WildEdge Brewing Collective, one of our four participants, is based in Cortez, Colorado which is located in the Colorado River watershed. The owner and master brewer, Tucker Robinson, used this Microgrant as an opportunity to brew a Dunkelweizen which was named From the Fields. He used a new Munich wheat from Root Shoot Malting (out of Loveland) as well as Root Shoot's Genie pale malt, malted white wheat, chocolate malt, and C20 malt and some locally grown unmalted winter wheat from the Cortez Milling Company. This resulting beer is a dark wheat beer that's perfect for moving from the end of summer to early fall.


Grain Backstory 
All of the malt used in this project was actually grown on Root Shoot Malting’s home farm, Olander Farms. The Root Shoot Malthouse sits on their 5th generation grain farm and the farm produces all the grain used in their malting business. Todd Olander, founder of Root Shoot is also the primary farmer at Olander Farms and works alongside his father, Steve, to run the farming end of Root Shoot's grain-to-glass production. Their family has been farming in this area of Northern Colorado for over 75 years. Over the last 7 years or so, Todd has slowly begun transitioning the farm from traditional farming practices to more sustainable and regenerative ones. That process has resulted in the gradual implementation of all of the following: minimal tilling practices (hoping to slowly move to no-till), cover cropping, rotational grazing of cattle, a composting project partnership with a local dairy, upgrades to irrigation systems to reduce water usage, and experiments with probiotic soil amendments. Traditional fertilization methods are still used, but the entire farm is run on the philosophy of "minimal inputs." 


Grain Malting and Flavor
Root Shoot Malting describes Munich wheat as a beautifully browned, toasty, super-complex malted wheat. They noted that the hot steeps are deeply malty and slightly sweet with nice body. Lab results have put the color of the Munich wheat at 6 SRM. 

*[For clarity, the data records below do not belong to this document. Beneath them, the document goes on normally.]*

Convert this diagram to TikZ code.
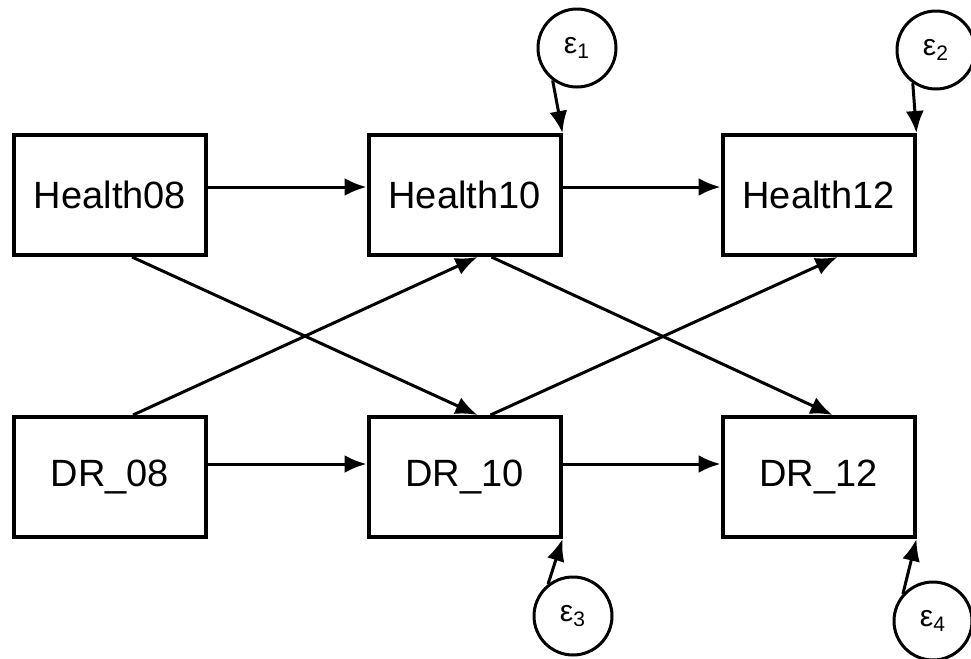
\documentclass[tikz,border=0pt]{standalone}
\usepackage{fontspec}
\setmainfont{Liberation Sans}
\usetikzlibrary{arrows.meta}

\tikzset{
    var/.style = {draw, line width=2pt, minimum width=96pt, minimum height=60pt,
                  inner sep=0pt, font=\fontsize{19}{23}\selectfont},
    err/.style = {draw, circle, line width=1.5pt, minimum size=39pt, inner sep=0pt,
                  font=\fontsize{15}{17}\selectfont},
    path/.style = {line width=1.5pt, -{Latex[length=11pt, width=9pt]}}
}

\begin{document}
\begin{tikzpicture}[x=0.5pt, y=-0.5pt]
    \pgfmathsetmacro{\colA}{110}    % units of pixels
    \pgfmathsetmacro{\colB}{464.5}
    \pgfmathsetmacro{\colC}{818.5}
    \pgfmathsetmacro{\rowH}{195}
    \pgfmathsetmacro{\rowD}{477}
    \useasboundingbox (0,0) rectangle (971,659);
    % observed variables
    \node[var] (h08) at (\colA,\rowH) {Health08};
    \node[var] (h10) at (\colB,\rowH) {Health10};
    \node[var] (h12) at (\colC,\rowH) {Health12};
    \node[var] (d08) at (\colA,\rowD) {DR\_08};
    \node[var] (d10) at (\colB,\rowD) {DR\_10};
    \node[var] (d12) at (\colC,\rowD) {DR\_12};
    % error terms
    \node[err] (e1) at (577,48) {ε\textsubscript{1}};
    \node[err] (e2) at (936,50) {ε\textsubscript{2}};
    \node[err] (e3) at (573,616) {ε\textsubscript{3}};
    \node[err] (e4) at (933,621) {ε\textsubscript{4}};
    % stability paths
    \draw[path] ([yshift=4pt]h08.east) -- ([yshift=4pt]h10.west);
    \draw[path] ([yshift=4pt]h10.east) -- ([yshift=4pt]h12.west);
    \draw[path] ([yshift=6.5pt]d08.east) -- ([yshift=6.5pt]d10.west);
    \draw[path] ([yshift=6.5pt]d10.east) -- ([yshift=6.5pt]d12.west);
    % cross-lagged paths
    \draw[path] ([xshift=11pt]h08.south) -- ([xshift=6.5pt]d10.north);
    \draw[path] ([xshift=11.5pt]d08.north) -- ([xshift=6.5pt]h10.south);
    \draw[path] ([xshift=13.5pt]h10.south) -- ([xshift=7pt]d12.north);
    \draw[path] ([xshift=13pt]d10.north) -- ([xshift=9.5pt]h12.south);
    % residuals
    \draw[path] (e1.233) -- (h10.north east);
    \draw[path] (e2.235) -- (h12.north east);
    \draw[path] (e3.128) -- (d10.south east);
    \draw[path] (e4.138) -- (d12.south east);
\end{tikzpicture}
\end{document}
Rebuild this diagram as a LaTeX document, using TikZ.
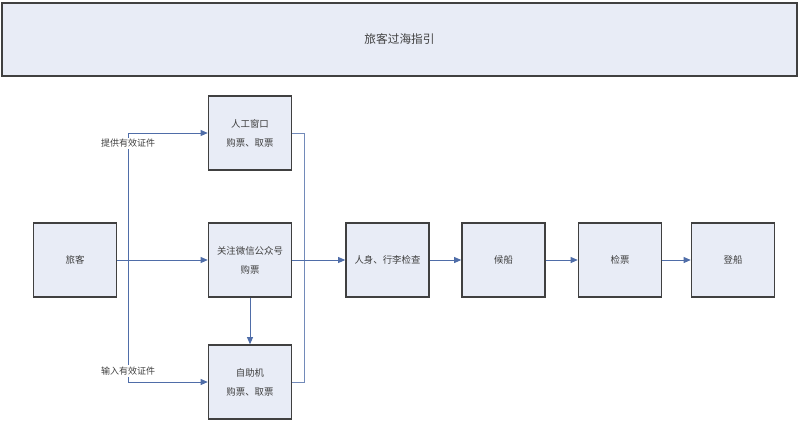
\documentclass[tikz,border=0pt]{standalone}
\usepackage{fontspec}
\newfontfamily\cjk{Noto Sans CJK SC}
\usetikzlibrary{arrows.meta}
\definecolor{boxfill}{RGB}{232,236,246}
\definecolor{flow}{RGB}{79,109,168}

\begin{document}
\begin{tikzpicture}[x=0.025cm, y=-0.025cm,
  arr/.style={-{Triangle[length=1.8mm, width=1.5mm]}, line width=0.7pt, flow},
  conn/.style={line width=0.7pt, flow!80},
  sbox/.style={draw=black!75, fill=boxfill, line width=1pt,
               minimum width=2.075cm, minimum height=1.85cm, align=center,
               text=black!75, font=\cjk\fontsize{6.7}{13.5}\selectfont},
  tbox/.style={draw=black!75, fill=boxfill, line width=1pt,
               minimum width=19.875cm, minimum height=1.825cm,
               text=black!75, font=\cjk\fontsize{8.3}{10}\selectfont},
  lbl/.style={fill=white, inner sep=1pt, text=black!75,
              font=\cjk\fontsize{6.4}{8}\selectfont},
]
\useasboundingbox (0,0) rectangle (800,423);
\node[tbox] (title) at (399.5,39.5) {旅客过海指引};
\node[sbox] (passenger) at (75,260) {旅客};
\node[sbox] (window) at (250,133) {人工窗口\\购票、取票};
\node[sbox] (wechat) at (250,260) {关注微信公众号\\购票};
\node[sbox] (kiosk)  at (250,382) {自助机\\购票、取票};
\node[sbox] (check)  at (387.5,260) {人身、行李检查};
\node[sbox] (wait)   at (503.5,260) {候船};
\node[sbox] (ticket) at (620,260) {检票};
\node[sbox] (board)  at (733,260) {登船};
\coordinate (fork)  at (128,260);
\coordinate (merge) at (304,260);
% left side: passenger to the three ways of buying
\draw[arr] (passenger.east) -- (wechat.west);
\draw[arr] (fork) |- (window.west);
\draw[arr] (fork) |- (kiosk.west);
\draw[arr] (wechat.south) -- (kiosk.north);
\node[lbl] (idshow)  at (128,143.5) {提供有效证件};
\node[lbl] (idinput) at (128,371) {输入有效证件};
% right side: merge and go on
\draw[conn] (window.east) -| (merge);
\draw[conn] (kiosk.east) -| (merge);
\draw[arr] (wechat.east) -- (check.west);
\draw[arr] (check) -- (wait);
\draw[arr] (wait) -- (ticket);
\draw[arr] (ticket) -- (board);
\end{tikzpicture}
\end{document}
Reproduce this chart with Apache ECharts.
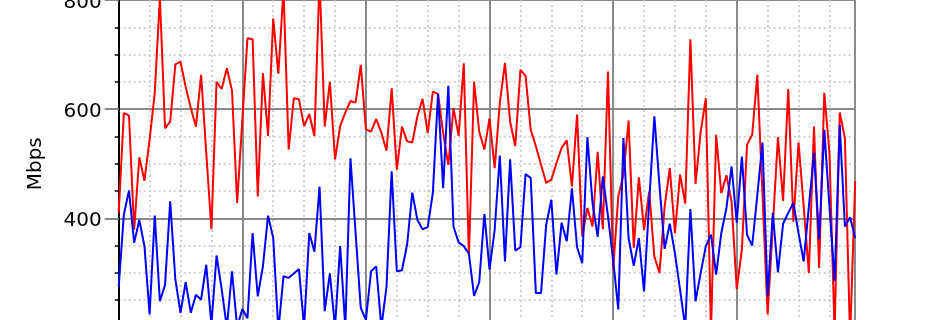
<!DOCTYPE html>
<html><head><meta charset="utf-8">
<script src="https://cdn.jsdelivr.net/npm/echarts@6/dist/echarts.min.js"></script>
<style>html,body{margin:0;padding:0;background:#fff}#c{width:950px;height:320px}</style>
</head><body><div id="c"></div>
<script>
// hourly samples (x = hour index), Mbps
const redSeries = [
 410,593,588,379,512,469,544,630,805,565,577,682,687,641,602,568,663,520,380,650,637,675,634,428,
 580,730,728,440,666,551,766,665,820,526,620,618,569,591,551,840,568,650,508,569,594,615,612,681,
 563,559,582,557,524,638,489,568,541,539,587,619,556,632,628,556,498,602,551,684,330,650,559,526,
 583,492,611,685,577,532,672,661,562,532,498,465,471,501,529,543,458,590,367,419,385,522,380,669,
 306,440,480,579,346,475,379,449,330,300,422,492,373,480,427,728,463,559,620,190,553,446,479,430,
 270,343,535,553,663,443,224,385,549,432,637,394,539,422,300,568,309,630,520,190,594,547,180,468
];
const blueSeries = [
 275,407,451,355,397,349,224,405,248,278,431,288,227,283,227,260,251,315,205,332,270,200,303,200,
 234,217,373,257,312,405,364,195,294,291,299,307,200,373,339,458,230,299,200,349,200,510,373,236,
 214,303,312,200,275,486,303,305,352,447,397,380,384,447,628,455,643,385,356,349,335,258,283,408,
 306,379,515,321,508,341,347,481,474,263,263,388,434,297,392,358,455,347,318,549,428,366,477,404,
 324,233,547,364,313,364,266,430,587,460,344,390,336,269,200,417,248,300,349,370,297,373,419,495,
 392,513,370,350,443,539,257,410,301,390,410,428,373,321,421,520,362,562,422,285,571,385,402,364
];
const yTickValues = [200, 400, 600, 800];
const yLabel = 'Mbps';
const xMax = redSeries.length - 1;

const font = 'DejaVu Sans';
const chart = echarts.init(document.getElementById('c'), null, {renderer: 'canvas'});
const hidden = {show: false};
chart.setOption({
  animation: false,
  backgroundColor: '#ffffff',
  grid: {left: 118.7, right: 94.8, top: 0, height: 327.5, containLabel: false, outerBoundsMode: 'none'},
  xAxis: [
    { // minor (6h) dotted grid
      type: 'value', min: 0, max: xMax, interval: 6,
      axisLine: hidden, axisTick: hidden, axisLabel: hidden,
      splitLine: {show: true, lineStyle: {color: '#c4c4c4', width: 1.5, type: [2, 3]}}
    },
    { // major (24h) grid
      type: 'value', min: 0, max: xMax, interval: 24,
      axisLine: hidden, axisTick: hidden, axisLabel: hidden,
      splitLine: {show: true, lineStyle: {color: '#8a8a8a', width: 2}}
    }
  ],
  yAxis: [
    {
      type: 'value', min: yTickValues[0], max: yTickValues[yTickValues.length - 1], interval: 200,
      position: 'left',
      name: yLabel, nameLocation: 'middle', nameGap: 73, nameRotate: 90,
      nameTextStyle: {fontFamily: font, fontSize: 20, color: '#000'},
      axisLine: {show: true, lineStyle: {color: '#000', width: 2}},
      axisTick: {show: true, inside: false, length: 14, lineStyle: {color: '#8a8a8a', width: 2}},
      minorTick: {show: true, splitNumber: 4, length: 4, lineStyle: {color: '#000', width: 1.5}},
      axisLabel: {show: true, margin: 17, fontFamily: font, fontSize: 20, color: '#000',
                  verticalAlign: 'top', lineHeight: 5},
      splitLine: {show: true, lineStyle: {color: '#8a8a8a', width: 2}},
      minorSplitLine: {show: true, lineStyle: {color: '#c4c4c4', width: 1.5, type: [2, 3]}}
    },
    {
      type: 'value', min: yTickValues[0], max: yTickValues[yTickValues.length - 1], interval: 200,
      position: 'right',
      axisLine: {show: true, lineStyle: {color: '#000', width: 2}},
      axisTick: hidden, axisLabel: hidden, splitLine: hidden
    }
  ],
  series: [
    {
      type: 'line', xAxisIndex: 1, yAxisIndex: 0,
      data: redSeries.map((v, i) => [i, v]),
      showSymbol: false, symbol: 'none',
      lineStyle: {color: '#ff0000', width: 2}, itemStyle: {color: '#ff0000'}
    },
    {
      type: 'line', xAxisIndex: 1, yAxisIndex: 0,
      data: blueSeries.map((v, i) => [i, v]),
      showSymbol: false, symbol: 'none',
      lineStyle: {color: '#0000ff', width: 2}, itemStyle: {color: '#0000ff'}
    }
  ]
});
</script></body></html>
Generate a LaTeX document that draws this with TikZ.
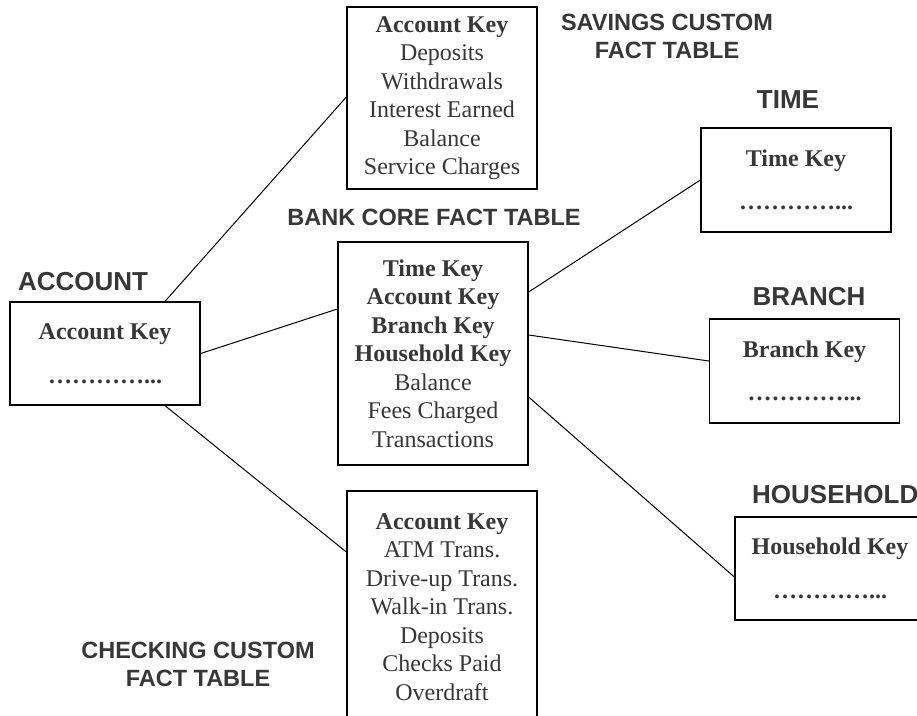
\documentclass[tikz,border=0pt]{standalone}
\usepackage{fontspec}
\setmainfont{Liberation Serif}
\setsansfont{Liberation Sans}
\usetikzlibrary{calc}
\definecolor{ink}{RGB}{55,55,55}
\tikzset{
  tbl/.style={draw=black, line width=1.3pt, align=center, text=ink, minimum width=190pt, inner sep=0pt, font=\fontsize{24}{28.5}\selectfont},
  lbl/.style={text=ink, align=center, inner sep=0pt, font=\sffamily\bfseries\fontsize{23.5}{28}\selectfont},
  dimlbl/.style={lbl, font=\sffamily\bfseries\fontsize{26}{28}\selectfont},
  link/.style={draw=black, line width=1pt},
}
\begin{document}
\begin{tikzpicture}[x=1pt,y=-1pt]
\useasboundingbox (0,0) rectangle (917,715);
\clip (0,0) rectangle (917,715);
\fill[white] (0,0) rectangle (917,715);

% tables
\node[tbl, minimum height=182pt] (sav) at (442,98)
  {\textbf{Account Key}\\Deposits\\Withdrawals\\Interest Earned\\Balance\\Service Charges};
\node[tbl, minimum height=223pt] (core) at (433,353.5)
  {\textbf{Time Key}\\\textbf{Account Key}\\\textbf{Branch Key}\\\textbf{Household Key}\\Balance\\Fees Charged\\Transactions};
\node[tbl, minimum height=232pt] (chk) at (442,607)
  {\textbf{Account Key}\\ATM Trans.\\Drive-up Trans.\\Walk-in Trans.\\Deposits\\Checks Paid\\Overdraft};
\node[tbl, minimum height=103pt] (acc) at (105,353.5)
  {\textbf{Account Key}\\[15pt]\textbf{…………...}};
\node[tbl, minimum height=104pt] (time) at (796,180)
  {\textbf{Time Key}\\[15pt]\textbf{…………...}};
\node[tbl, minimum height=104pt] (branch) at (804.5,371)
  {\textbf{Branch Key}\\[15pt]\textbf{…………...}};
\node[tbl, minimum height=103pt] (hh) at (830,568.5)
  {\textbf{Household Key}\\[15pt]\textbf{…………...}};

% labels
\node[lbl] (lsav) at (667,36) {SAVINGS CUSTOM\\FACT TABLE};
\node[dimlbl] (ltime) at (788,100) {TIME};
\node[lbl] (lcore) at (434,217) {BANK CORE FACT TABLE};
\node[dimlbl] (lacc) at (83,282) {ACCOUNT};
\node[dimlbl] (lbranch) at (809,297) {BRANCH};
\node[dimlbl, anchor=west] (lhh) at (752,495) {HOUSEHOLD};
\node[lbl] (lchk) at (198,664) {CHECKING CUSTOM\\FACT TABLE};

% connectors
\draw[link] ([xshift=60pt]acc.north) -- ([yshift=1pt]sav.west);
\draw[link] (acc.east) -- ([yshift=44.5pt]core.west);
\draw[link] ([xshift=60pt]acc.south) -- ([yshift=55pt]chk.west);
\draw[link] ([yshift=61.5pt]core.east) -- (time.west);
\draw[link] ([yshift=18.5pt]core.east) -- ([yshift=10pt]branch.west);
\draw[link] ([yshift=-43.5pt]core.east) -- ([yshift=-8.5pt]hh.west);
\end{tikzpicture}
\end{document}
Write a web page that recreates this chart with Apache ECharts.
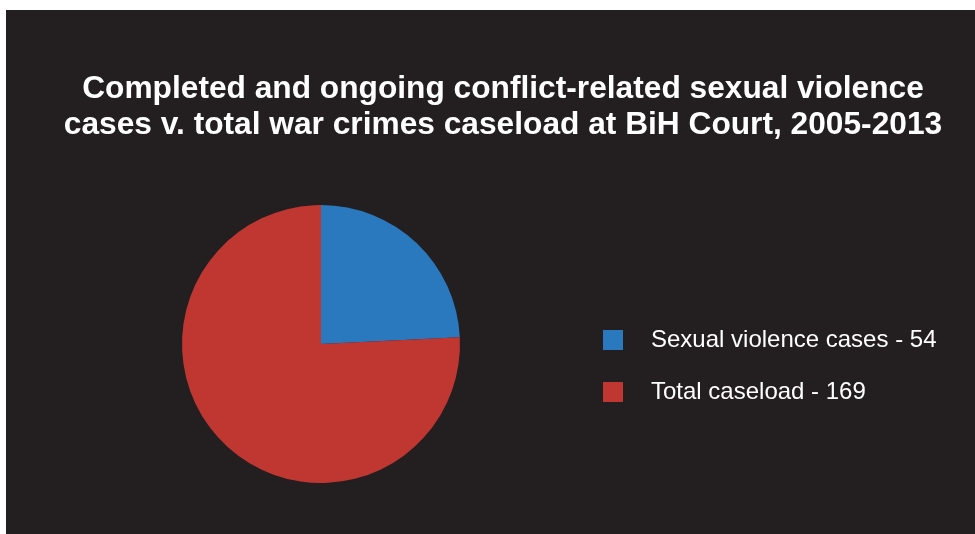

The Root Shoot team wanted to explore the potential world of flavor beyond their traditional malted white wheat. So they took their traditional malted wheat, germinated it as usual, and sent it to the kiln with an entirely different kilning profile. They made sure the grain was full of moisture, then blasted it with high heat and applied the same kilning regime that creates all the rich, complex flavors in their Munich 10 malted barley.